Jüri Kork (born 3 August 1947, Tartu) is an Estonian politician, most notable for voting for the Estonian restoration of Independence.

Kork graduated from Tsirguliina High School in 1966 and the Department of Physical Education from the University of Tartu in 1970.

He worked as a teacher at Põltsamaa High School from 1972 to 1976. From 1976 to 1982, he was the chairman of the Sports Committee of the Jõgeva Raion and, from 1982 to 1990, was the director of Pühajärve Holiday Village.

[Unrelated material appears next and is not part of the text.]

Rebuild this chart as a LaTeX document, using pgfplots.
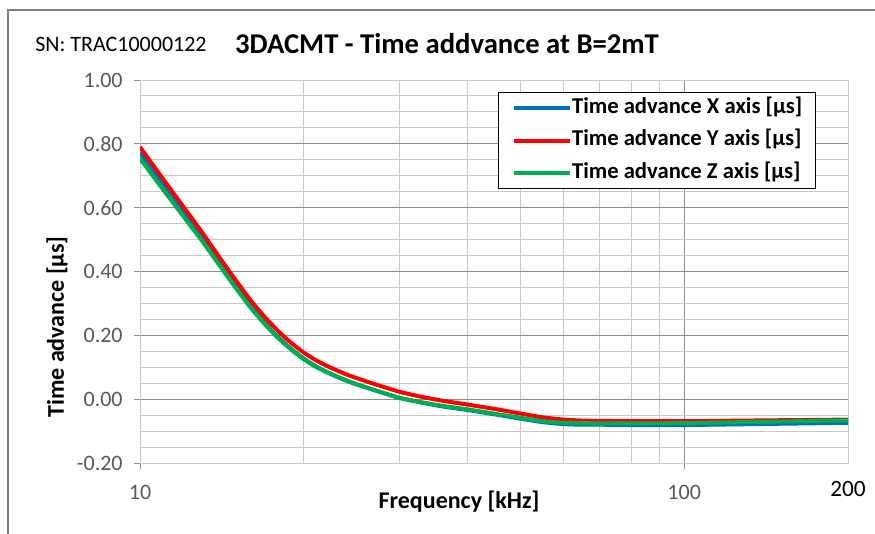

From 1990 to 1992, Kork was a member of the Supreme Soviet of Estonia and the Congress of Estonia, voting for Estonia's restoration of independence. In the Soviet, he was a member of the Committee on Foreign Affairs, the Family and Social Affairs Committee and later the Administrative Reform Commission. He is a member of the Group of Farmers' Deputies. Kork participated in the founding of the Popular Front of Estonia in Otepää and Valga County. During the occupation of Estonia by the Soviet Union, he was one of the keepers of the secret of the first Estonian flag's hiding place.

== Awards ==
- 2002: 5th Class of the Estonian Order of the National Coat of Arms (received 23 February 2002)
- 2006: 3rd Class of the Estonian Order of the National Coat of Arms (received 23 February 2006)

== Personal life ==
Kork's siblings are doctor and politician Andres Kork, politician and businessman Toomas Kork, and nurse and psychiatrist Anu Kasmel.